JOHN GOODENOUGH - ARM
- ESL enables diversity, improves time to product. "It's all about
money."
- ESL covers multiple use cases.
- System Architecture Exploration
- SoC design and validation
- Application driven pre-silicon testing
- Pre-silicon bring-up
- App development post-silicon/product
- ESL is not magic. It brings tools to help through the design
process.
- Interoperability is crucial. Message to ESL community: Stop
having religion about one way of doing things. OSCI TLM 2.0
enables interoperability.
- Good adoption TLM 2.0 including new extension e.g. Direct Memory
- For processors debug interface also important e.g. CADI
- Profiling and Instrumentation still required
- Continuing Challenge running fast AND modelling Cycles on the Bus
- An ESL success: ESL was key in developing new multi-core and new
instruction set architecture.
KEN HANSEN - FREESCALE
- Case for ESL:
- Design complexity too great to optimize performance without ESL
- Customer demand a model for SW development prior to silicon
samples
- Freescale is using ESL to improve product competitiveness
- Architectural exploration to eliminate bottlenecks and produce a
better balanced design
- Enable internal SW development teams early in the design cycle
so that HW and SW can be married up timely to deliver first
samples
- HW/SW co-design feedback from SW developed on a virtual
prototype used to improve HW
- Beginning to use high-level synthesis (HLS) for developing
internal IP blocks
- Modeling is still the key bottleneck to broader adoption of ESL.
Until HLS technology improves to the point where the same model is
used for both HLS and VP, VP modeling is an added development cost.
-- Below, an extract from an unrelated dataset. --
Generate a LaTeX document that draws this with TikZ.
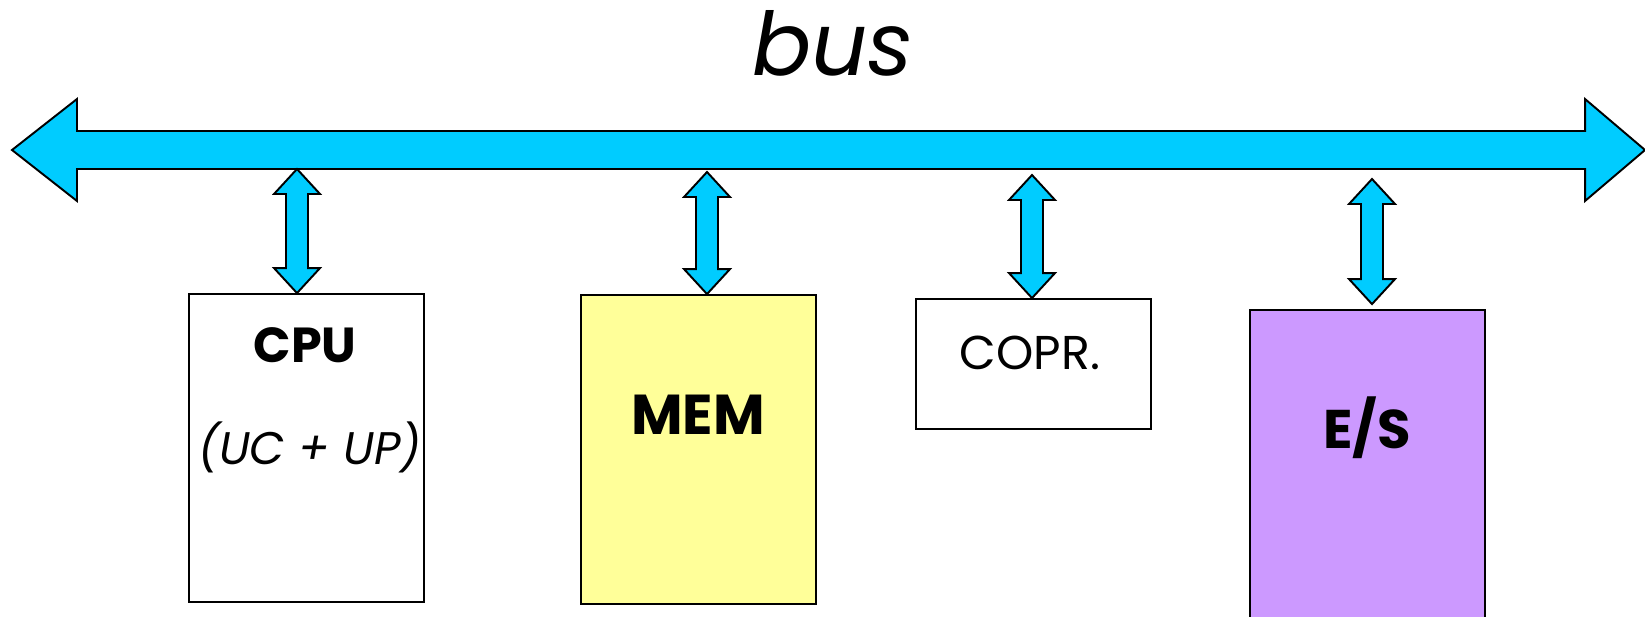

"That's the elephant in the room."
- Multicore: there is a lot of work going in the interconnect
fabric. How do you feed the multiple cores? Memory bandwidth and
cache coherency are big factors and both are ESL problems.
Multicore device performance can be killed by poor SW code/
architecture. Need tools, cycle-accurate models to gain
visibility. The industry has no clue how to program multicore
devices.
- An ESL success: With ESL, delivered a virtual prototype 1 year in
advance of silicon, allowed booting Linux in days after first
silicon versus months.
JEAN-MARC CHATEAU - STMICROELECTRONICS
- Long tradition of ESL at ST, ST at the forefront of SystemC TLM and
IP-XACT
- ST's first ESL try was in the late 90's - tried to do cycle-
accurate platforms with CA models. Too slow to simulate and too
expensive to write/create. Then moved to TLM and gradually adopted
it. Milestones accomplished:
- 2002: Hardware IP verified before RTL freeze
- 2004: SystemC TLM models enabled subsystem verification (IP and
firmware) before RTL freeze and 6 months before silicon
- 2006: Hardware SoC integration verification before RTL freeze.
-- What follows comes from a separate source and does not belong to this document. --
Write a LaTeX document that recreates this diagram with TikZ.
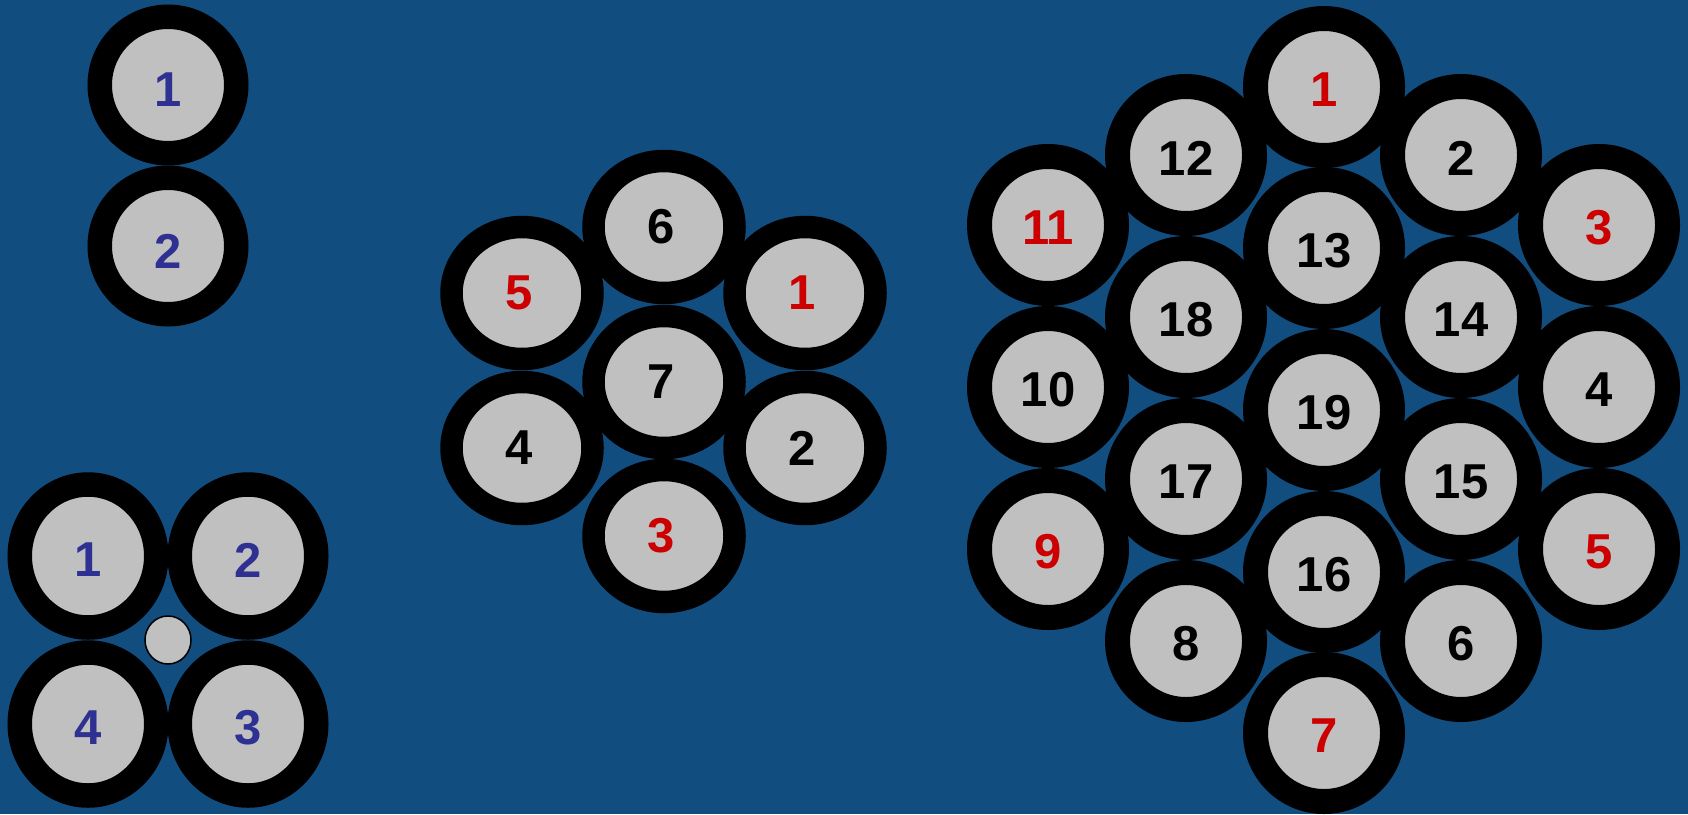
\documentclass[tikz,border=0pt]{standalone}
\usepackage{fontspec}
\setmainfont{Liberation Sans}
\usepackage{tikz}
\usetikzlibrary{
  positioning,
  shapes.geometric
}
\definecolor{CableBlue}{HTML}{124D80}
\definecolor{CoreGray}{HTML}{C0C0C0}
\definecolor{NumBlue}{HTML}{2E3192}
\definecolor{NumRed}{HTML}{CC0000}

\begin{document}
\begin{tikzpicture}[
    x=1pt, y=-1pt,
    every node/.style={font=\fontsize{49}{49}\selectfont\bfseries, inner sep=0pt, outer sep=0pt},
    wire/.style={circle, draw=black, fill=CoreGray, line width=25pt, minimum size=137pt},
    wireflat/.style={ellipse, draw=black, fill=CoreGray, line width=22.5pt,
      minimum width=141pt, minimum height=132pt},
    wiretall/.style={ellipse, draw=black, fill=CoreGray, line width=24.5pt,
      minimum width=136.5pt, minimum height=143pt},
    num/.style={text=#1}
  ]
    % background
    \useasboundingbox (0,0) rectangle (1688,814);
    \fill[CableBlue] (0,0) rectangle (1688,814);
    % two-core
    \foreach \y/\n in {85/1, 246/2}{
      \node[wire, line width=24.5pt, minimum size=136.5pt] (pair\n) at (168,\y) {};
      \node[num=NumBlue, yshift=-5pt] at (pair\n) {\n};
    }
    % four-core with filler
    \foreach \x/\y/\n in {88/556/1, 248/556/2, 248/724/3, 88/724/4}{
      \node[wiretall] (quad\n) at (\x,\y) {};
      \node[num=NumBlue, yshift=-4pt] at (quad\n) {\n};
    }
    \node[ellipse, draw=black, fill=CoreGray, line width=1.5pt,
      minimum width=46pt, minimum height=48pt] (filler) at (168,640) {};
    % seven-core
    \foreach \x/\y/\n/\c in {
      805/293/1/NumRed, 805/448/2/black, 664/536/3/NumRed,
      522/448/4/black, 522/293/5/NumRed, 664/227/6/black,
      664/382/7/black}{
      \node[wireflat] (hex\n) at (\x,\y) {};
      \node[num=\c, xshift=-3pt] at (hex\n) {\n};
    }
    % nineteen-core
    \foreach \x/\y/\n/\c in {
      1324/87/1/NumRed,   1461/155/2/black,  1599/225/3/NumRed,
      1599/387/4/black,   1599/549/5/NumRed, 1461/641/6/black,
      1324/733/7/NumRed,  1186/641/8/black,  1048/549/9/NumRed,
      1048/387/10/black,  1048/225/11/NumRed, 1186/155/12/black,
      1324/248/13/black,  1461/317/14/black, 1461/479/15/black,
      1324/572/16/black,  1186/479/17/black, 1186/317/18/black,
      1324/410/19/black}{
      \node[wire] (big\n) at (\x,\y) {};
      \node[num=\c, yshift=-3pt] at (big\n) {\n};
    }
\end{tikzpicture}
\end{document}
- 2008: Pre-pattern generation HW+SW product validation
preparation, Pre-RTL debug of SW/HW validation tests.
Pre-RTL software testing & debug for subsystems
- 2010: up to 6 months ahead of silicon for selected drivers
- 2011: HW/SW early performance estimates, Pre-silicon full SW
verification. Getting closer and closer, but not fully
there yet.
- HLS is fully deployed in volume at STMicro and ST-Ericsson. HLS
started in 2004 in central R&D Team, then in 2005 in consumer and
wireless multimedia divisions. Mostly used for multimedia and
video co-processors; HLS covers 80% of needs in this field.
- Today HLS is used for all internal IPs except: Network-on-Chip
(NoC), memory Interfaces (3rd party IP), and host interface
protocol handler
- HLS is 2-3x faster than writing RTL. Allows very fast creation of
derivatives, and easier and faster verification and validation (10x
less lines of code to maintain).
SIMON BLOCH - MENTOR GRAPHICS
- It's all about cost of design. As complexity increases, cost must
be kept stable to keep IC design affordable/economically viable.
- Top 3 drivers for ESL (according to 2010 survey data) are:
- Software validation 70%
- Faster verification & fewer bugs 62%
- Faster time to verified RTL 58%
- SoC design involves different engineering groups with different
goals and needs
- Hardware engineers want to reduce RTL design lead time
- Software engineers want to reduce code development and
verification time
- System Engineers want to find optimal SoC architectures
(power, performance, area)
- Verification engineers want better coverage with fewer
verification cycles
- There are different ESL subflows for each of these engineering
groups
- High level synthesis for hardware engineers
- Virtual prototyping for software engineers
- Architectural design and exploration for system engineers
- System verification for verification engineers
- State of ESL
- Technology is maturing
- HLS now capable of complete subsystem, including control,
interfaces and hierarchy, not just datapath/algorithms
- TLM is unifying ESL flows: virtual prototyping, architecture
exploration, system verification
- Many success stories published, strong sign of maturing flows
- SystemC provides the standards and the interoperability for
broader deployment
Wally concluded that this event served as a milestone indicating executive
management is championing ESL deployment.